AIM OF THE TASK: Your task is to copy the listing exactly, with the pictures left out.
>> BEGIN SOURCE MATERIAL
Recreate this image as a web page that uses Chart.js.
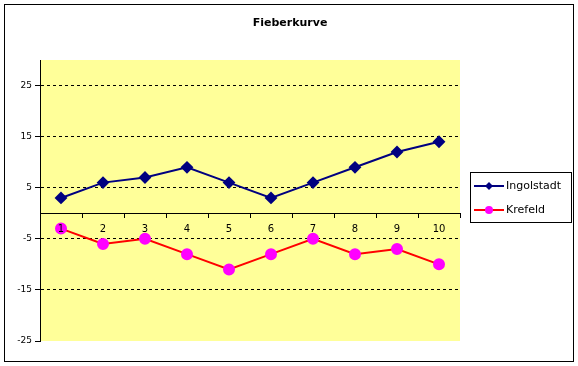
<!DOCTYPE html>
<html>
<head>
<meta charset="utf-8">
<script src="https://cdn.jsdelivr.net/npm/chart.js@4/dist/chart.umd.min.js"></script>
<style>
  html, body { margin: 0; padding: 0; background: #fff; }
  #wrap { width: 578px; height: 366px; }
</style>
</head>
<body>
<div id="wrap"><canvas id="fieberChart" width="578" height="366"></canvas></div>
<script>
const tage = ['1', '2', '3', '4', '5', '6', '7', '8', '9', '10'];
const ingolstadt = [3, 6, 7, 9, 6, 3, 6, 9, 12, 14];
const krefeld = [-3, -6, -5, -8, -11, -8, -5, -8, -7, -10];
const yTicks = [-25, -15, -5, 5, 15, 25];
const titel = 'Fieberkurve';

const fontFamily = 'Tahoma, "DejaVu Sans", sans-serif';

// yellow plot area, title and outer border
const frame = {
  id: 'frame',
  beforeDraw(chart) {
    const { ctx, chartArea: a } = chart;
    ctx.save();
    ctx.fillStyle = '#ffff99';
    ctx.fillRect(a.left, a.top, a.right - a.left, a.bottom - a.top);
    ctx.restore();
  },
  afterDraw(chart) {
    const ctx = chart.ctx;
    ctx.save();
    ctx.strokeStyle = '#000';
    ctx.lineWidth = 1;
    ctx.strokeRect(4.5, 4.5, 569, 357);
    ctx.fillStyle = '#000';
    ctx.font = 'bold 11px ' + fontFamily;
    ctx.textAlign = 'center';
    ctx.textBaseline = 'middle';
    ctx.fillText(titel, 290, 23);
    ctx.restore();
  }
};

// Excel style legend box on the right
const boxLegend = {
  id: 'boxLegend',
  afterDraw(chart) {
    const ctx = chart.ctx;
    const x = 470, y = 172, w = 101, h = 50;
    ctx.save();
    ctx.fillStyle = '#fff';
    ctx.fillRect(x, y, w, h);
    ctx.strokeStyle = '#000';
    ctx.lineWidth = 1;
    ctx.strokeRect(x + 0.5, y + 0.5, w, h);
    ctx.font = '11px ' + fontFamily;
    ctx.textBaseline = 'middle';
    chart.data.datasets.forEach((ds, i) => {
      const cy = y + 14 + i * 24;
      ctx.strokeStyle = ds.borderColor;
      ctx.lineWidth = 2;
      ctx.beginPath();
      ctx.moveTo(x + 4, cy);
      ctx.lineTo(x + 34, cy);
      ctx.stroke();
      ctx.fillStyle = ds.pointBackgroundColor;
      ctx.beginPath();
      if (ds.pointStyle === 'rectRot') {
        ctx.moveTo(x + 19, cy - 4);
        ctx.lineTo(x + 23, cy);
        ctx.lineTo(x + 19, cy + 4);
        ctx.lineTo(x + 15, cy);
        ctx.closePath();
      } else {
        ctx.arc(x + 19, cy, 4, 0, Math.PI * 2);
      }
      ctx.fill();
      ctx.fillStyle = '#000';
      ctx.fillText(ds.label, x + 36, cy);
    });
    ctx.restore();
  }
};

new Chart(document.getElementById('fieberChart'), {
  type: 'line',
  data: {
    labels: tage,
    datasets: [{
      label: 'Ingolstadt',
      data: ingolstadt,
      borderColor: '#000080',
      borderWidth: 2,
      pointStyle: 'rectRot',
      pointRadius: 5,
      pointBackgroundColor: '#000080',
      pointBorderColor: '#000080',
      tension: 0
    }, {
      label: 'Krefeld',
      data: krefeld,
      borderColor: '#ff0000',
      borderWidth: 2,
      pointStyle: 'circle',
      pointRadius: 5,
      pointBackgroundColor: '#ff00ff',
      pointBorderColor: '#ff00ff',
      tension: 0
    }]
  },
  options: {
    responsive: false,
    animation: false,
    layout: { padding: { top: 60, right: 118, bottom: 25, left: 0 } },
    plugins: {
      legend: { display: false },
      tooltip: { enabled: false },
      title: { display: false }
    },
    scales: {
      x: {
        position: { y: 0 },
        offset: true,
        border: { color: '#000', width: 1 },
        grid: { offset: true, drawOnChartArea: false, tickLength: 4, color: '#000' },
        ticks: { z: 1, color: '#000', font: { family: fontFamily, size: 10 }, padding: 6, maxRotation: 0 }
      },
      y: {
        min: -25,
        max: 30,
        afterBuildTicks(scale) {
          scale.ticks = yTicks.map(v => ({ value: v }));
        },
        afterFit(scale) { scale.width = 40; },
        border: { color: '#000', width: 1, dash: [3, 3] },
        grid: {
          color: ctx => (ctx.tick && ctx.tick.value === -25 ? 'rgba(0,0,0,0)' : '#000'),
          tickColor: '#000',
          tickBorderDash: [],
          tickLength: 5
        },
        ticks: { color: '#000', font: { family: fontFamily, size: 9 }, padding: 3 }
      }
    }
  },
  plugins: [frame, boxLegend]
});
</script>
</body>
</html>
>> END SOURCE MATERIAL
TASK SOLUTION:
Recreate this image as a web page that uses Chart.js.
<!DOCTYPE html>
<html>
<head>
<meta charset="utf-8">
<script src="https://cdn.jsdelivr.net/npm/chart.js@4/dist/chart.umd.min.js"></script>
<style>
  html, body { margin: 0; padding: 0; background: #fff; }
  #wrap { width: 578px; height: 366px; }
</style>
</head>
<body>
<div id="wrap"><canvas id="fieberChart" width="578" height="366"></canvas></div>
<script>
const tage = ['1', '2', '3', '4', '5', '6', '7', '8', '9', '10'];
const ingolstadt = [3, 6, 7, 9, 6, 3, 6, 9, 12, 14];
const krefeld = [-3, -6, -5, -8, -11, -8, -5, -8, -7, -10];
const yTicks = [-25, -15, -5, 5, 15, 25];
const titel = 'Fieberkurve';

const fontFamily = 'Tahoma, "DejaVu Sans", sans-serif';

// yellow plot area, title and outer border
const frame = {
  id: 'frame',
  beforeDraw(chart) {
    const { ctx, chartArea: a } = chart;
    ctx.save();
    ctx.fillStyle = '#ffff99';
    ctx.fillRect(a.left, a.top, a.right - a.left, a.bottom - a.top);
    ctx.restore();
  },
  afterDraw(chart) {
    const ctx = chart.ctx;
    ctx.save();
    ctx.strokeStyle = '#000';
    ctx.lineWidth = 1;
    ctx.strokeRect(4.5, 4.5, 569, 357);
    ctx.fillStyle = '#000';
    ctx.font = 'bold 11px ' + fontFamily;
    ctx.textAlign = 'center';
    ctx.textBaseline = 'middle';
    ctx.fillText(titel, 290, 23);
    ctx.restore();
  }
};

// Excel style legend box on the right
const boxLegend = {
  id: 'boxLegend',
  afterDraw(chart) {
    const ctx = chart.ctx;
    const x = 470, y = 172, w = 101, h = 50;
    ctx.save();
    ctx.fillStyle = '#fff';
    ctx.fillRect(x, y, w, h);
    ctx.strokeStyle = '#000';
    ctx.lineWidth = 1;
    ctx.strokeRect(x + 0.5, y + 0.5, w, h);
    ctx.font = '11px ' + fontFamily;
    ctx.textBaseline = 'middle';
    chart.data.datasets.forEach((ds, i) => {
      const cy = y + 14 + i * 24;
      ctx.strokeStyle = ds.borderColor;
      ctx.lineWidth = 2;
      ctx.beginPath();
      ctx.moveTo(x + 4, cy);
      ctx.lineTo(x + 34, cy);
      ctx.stroke();
      ctx.fillStyle = ds.pointBackgroundColor;
      ctx.beginPath();
      if (ds.pointStyle === 'rectRot') {
        ctx.moveTo(x + 19, cy - 4);
        ctx.lineTo(x + 23, cy);
        ctx.lineTo(x + 19, cy + 4);
        ctx.lineTo(x + 15, cy);
        ctx.closePath();
      } else {
        ctx.arc(x + 19, cy, 4, 0, Math.PI * 2);
      }
      ctx.fill();
      ctx.fillStyle = '#000';
      ctx.fillText(ds.label, x + 36, cy);
    });
    ctx.restore();
  }
};

new Chart(document.getElementById('fieberChart'), {
  type: 'line',
  data: {
    labels: tage,
    datasets: [{
      label: 'Ingolstadt',
      data: ingolstadt,
      borderColor: '#000080',
      borderWidth: 2,
      pointStyle: 'rectRot',
      pointRadius: 5,
      pointBackgroundColor: '#000080',
      pointBorderColor: '#000080',
      tension: 0
    }, {
      label: 'Krefeld',
      data: krefeld,
      borderColor: '#ff0000',
      borderWidth: 2,
      pointStyle: 'circle',
      pointRadius: 5,
      pointBackgroundColor: '#ff00ff',
      pointBorderColor: '#ff00ff',
      tension: 0
    }]
  },
  options: {
    responsive: false,
    animation: false,
    layout: { padding: { top: 60, right: 118, bottom: 25, left: 0 } },
    plugins: {
      legend: { display: false },
      tooltip: { enabled: false },
      title: { display: false }
    },
    scales: {
      x: {
        position: { y: 0 },
        offset: true,
        border: { color: '#000', width: 1 },
        grid: { offset: true, drawOnChartArea: false, tickLength: 4, color: '#000' },
        ticks: { z: 1, color: '#000', font: { family: fontFamily, size: 10 }, padding: 6, maxRotation: 0 }
      },
      y: {
        min: -25,
        max: 30,
        afterBuildTicks(scale) {
          scale.ticks = yTicks.map(v => ({ value: v }));
        },
        afterFit(scale) { scale.width = 40; },
        border: { color: '#000', width: 1, dash: [3, 3] },
        grid: {
          color: ctx => (ctx.tick && ctx.tick.value === -25 ? 'rgba(0,0,0,0)' : '#000'),
          tickColor: '#000',
          tickBorderDash: [],
          tickLength: 5
        },
        ticks: { color: '#000', font: { family: fontFamily, size: 9 }, padding: 3 }
      }
    }
  },
  plugins: [frame, boxLegend]
});
</script>
</body>
</html>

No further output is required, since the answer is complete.